--- start of MATERIAL PROVIDED ---

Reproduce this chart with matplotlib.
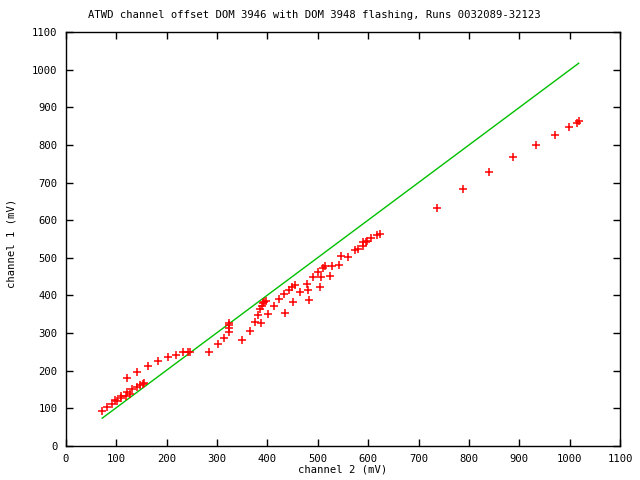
import matplotlib
matplotlib.use("Agg")
import matplotlib.pyplot as plt

ch2 = [72, 82, 92, 98, 102, 110, 110, 120, 122, 127, 132, 122, 140, 141, 147, 152, 155,
       163, 183, 203, 219, 233, 243, 246, 284, 302, 313, 323, 324, 324, 324, 350, 366,
       376, 388, 382, 386, 389, 392, 393, 397, 401, 413, 423, 435, 433, 443, 449, 451,
       455, 465, 479, 481, 483, 491, 501, 505, 507, 511, 515, 524, 528, 542, 546, 560,
       573, 580, 590, 590, 595, 598, 606, 618, 624, 736, 789, 840, 888, 933, 971, 999,
       1014, 1018]
ch1 = [93, 103, 111, 121, 119, 127, 132, 134, 143, 138, 151, 180, 156, 196, 162, 166, 168,
       213, 226, 236, 243, 249, 251, 251, 249, 270, 287, 303, 313, 321, 328, 282, 306,
       329, 327, 347, 363, 373, 379, 383, 385, 351, 371, 390, 353, 403, 414, 422, 382,
       428, 408, 430, 414, 387, 448, 461, 422, 448, 472, 479, 453, 477, 480, 505, 502,
       520, 523, 541, 531, 541, 545, 552, 560, 562, 632, 682, 727, 768, 801, 826, 847,
       857, 863]

line_x = [72, 1018]
line_y = [74, 1017]

title = "ATWD channel offset DOM 3946 with DOM 3948 flashing, Runs 0032089-32123"
xlabel = "channel 2 (mV)"
ylabel = "channel 1 (mV)"
ticks = list(range(0, 1101, 100))

plt.rcParams['font.family'] = ['DejaVu Sans Mono']
fs = 7.6
fig = plt.figure(figsize=(6.4, 4.8), dpi=100)
ax = fig.add_axes([66/640, 34/480, (620-66)/640, (446-32)/480])

ax.plot(line_x, line_y, color='#00c000', lw=1)
ax.plot(ch2, ch1, linestyle='none', marker='+', color='#ff0000', ms=6, mew=1.1)

ax.set_xlim(0, 1100)
ax.set_ylim(0, 1100)
ax.set_xticks(ticks)
ax.set_yticks(ticks)
ax.tick_params(direction='in', length=5, width=1, top=True, right=True,
               labelsize=fs, pad=6)
for s in ax.spines.values():
    s.set_linewidth(1)
fig.text(314/640, 1 - 15/480, title, fontsize=fs, ha='center', va='center')
fig.text(343/640, 1 - 470/480, xlabel, fontsize=fs, ha='center', va='center')
fig.text(12/640, 1 - 243/480, ylabel, fontsize=fs, ha='center', va='center',
         rotation=90)

fig.savefig("out.png", dpi=100)
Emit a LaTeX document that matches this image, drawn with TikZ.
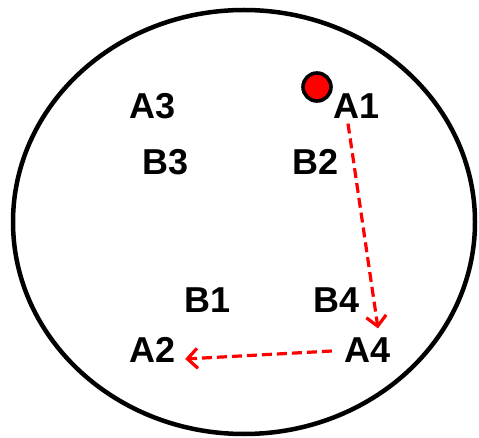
\documentclass[tikz,border=0pt]{standalone}
\usepackage{fontspec}
\setmainfont{Liberation Sans}
\usetikzlibrary{arrows.meta}

\begin{document}
\begin{tikzpicture}[x=1pt,y=-1pt,>={Straight Barb[length=10pt,width=20pt]},
	lbl/.style={font=\bfseries\fontsize{36}{42}\selectfont,inner sep=3pt},
	move/.style={->,red,line width=3.2pt,dash pattern=on 10pt off 5pt}]
			
			\useasboundingbox (0,0) rectangle (479,438);
			\draw[line width=4.5pt] (244,222) ellipse (231 and 212);
			
			\node[circle,draw,fill=red,line width=3.6pt,minimum size=28pt,inner sep=0pt] (dot) at (317,87) {};
			
			\node[lbl] (A3) at (153,106) {A3};
			\node[lbl] (A1) at (357,106) {A1};
			\node[lbl] (B3) at (166,162) {B3};
			\node[lbl] (B2) at (316,162) {B2};
			\node[lbl] (B1) at (208,300) {B1};
			\node[lbl] (B4) at (337,300) {B4};
			\node[lbl] (A2) at (153,350) {A2};
			\node[lbl] (A4) at (368,350) {A4};
			
			\draw[move] ([xshift=-9pt,yshift=-2pt]A1.south)--([xshift=10pt,yshift=6pt]A4.north);
			\draw[move] ([xshift=-10pt,yshift=-1pt]A4.west)--([xshift=6pt,yshift=-9pt]A2.east);
			
		\end{tikzpicture}
\end{document}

--- end of MATERIAL PROVIDED ---

**WHAT THE EXERCISE ASKS**
Write the records above out again exactly, with no pictures in your copy.

**REPLY**
Reproduce this chart with matplotlib.
import matplotlib
matplotlib.use("Agg")
import matplotlib.pyplot as plt

ch2 = [72, 82, 92, 98, 102, 110, 110, 120, 122, 127, 132, 122, 140, 141, 147, 152, 155,
       163, 183, 203, 219, 233, 243, 246, 284, 302, 313, 323, 324, 324, 324, 350, 366,
       376, 388, 382, 386, 389, 392, 393, 397, 401, 413, 423, 435, 433, 443, 449, 451,
       455, 465, 479, 481, 483, 491, 501, 505, 507, 511, 515, 524, 528, 542, 546, 560,
       573, 580, 590, 590, 595, 598, 606, 618, 624, 736, 789, 840, 888, 933, 971, 999,
       1014, 1018]
ch1 = [93, 103, 111, 121, 119, 127, 132, 134, 143, 138, 151, 180, 156, 196, 162, 166, 168,
       213, 226, 236, 243, 249, 251, 251, 249, 270, 287, 303, 313, 321, 328, 282, 306,
       329, 327, 347, 363, 373, 379, 383, 385, 351, 371, 390, 353, 403, 414, 422, 382,
       428, 408, 430, 414, 387, 448, 461, 422, 448, 472, 479, 453, 477, 480, 505, 502,
       520, 523, 541, 531, 541, 545, 552, 560, 562, 632, 682, 727, 768, 801, 826, 847,
       857, 863]

line_x = [72, 1018]
line_y = [74, 1017]

title = "ATWD channel offset DOM 3946 with DOM 3948 flashing, Runs 0032089-32123"
xlabel = "channel 2 (mV)"
ylabel = "channel 1 (mV)"
ticks = list(range(0, 1101, 100))

plt.rcParams['font.family'] = ['DejaVu Sans Mono']
fs = 7.6
fig = plt.figure(figsize=(6.4, 4.8), dpi=100)
ax = fig.add_axes([66/640, 34/480, (620-66)/640, (446-32)/480])

ax.plot(line_x, line_y, color='#00c000', lw=1)
ax.plot(ch2, ch1, linestyle='none', marker='+', color='#ff0000', ms=6, mew=1.1)

ax.set_xlim(0, 1100)
ax.set_ylim(0, 1100)
ax.set_xticks(ticks)
ax.set_yticks(ticks)
ax.tick_params(direction='in', length=5, width=1, top=True, right=True,
               labelsize=fs, pad=6)
for s in ax.spines.values():
    s.set_linewidth(1)
fig.text(314/640, 1 - 15/480, title, fontsize=fs, ha='center', va='center')
fig.text(343/640, 1 - 470/480, xlabel, fontsize=fs, ha='center', va='center')
fig.text(12/640, 1 - 243/480, ylabel, fontsize=fs, ha='center', va='center',
         rotation=90)

fig.savefig("out.png", dpi=100)
Emit a LaTeX document that matches this image, drawn with TikZ.
\documentclass[tikz,border=0pt]{standalone}
\usepackage{fontspec}
\setmainfont{Liberation Sans}
\usetikzlibrary{arrows.meta}

\begin{document}
\begin{tikzpicture}[x=1pt,y=-1pt,>={Straight Barb[length=10pt,width=20pt]},
	lbl/.style={font=\bfseries\fontsize{36}{42}\selectfont,inner sep=3pt},
	move/.style={->,red,line width=3.2pt,dash pattern=on 10pt off 5pt}]
			
			\useasboundingbox (0,0) rectangle (479,438);
			\draw[line width=4.5pt] (244,222) ellipse (231 and 212);
			
			\node[circle,draw,fill=red,line width=3.6pt,minimum size=28pt,inner sep=0pt] (dot) at (317,87) {};
			
			\node[lbl] (A3) at (153,106) {A3};
			\node[lbl] (A1) at (357,106) {A1};
			\node[lbl] (B3) at (166,162) {B3};
			\node[lbl] (B2) at (316,162) {B2};
			\node[lbl] (B1) at (208,300) {B1};
			\node[lbl] (B4) at (337,300) {B4};
			\node[lbl] (A2) at (153,350) {A2};
			\node[lbl] (A4) at (368,350) {A4};
			
			\draw[move] ([xshift=-9pt,yshift=-2pt]A1.south)--([xshift=10pt,yshift=6pt]A4.north);
			\draw[move] ([xshift=-10pt,yshift=-1pt]A4.west)--([xshift=6pt,yshift=-9pt]A2.east);
			
		\end{tikzpicture}
\end{document}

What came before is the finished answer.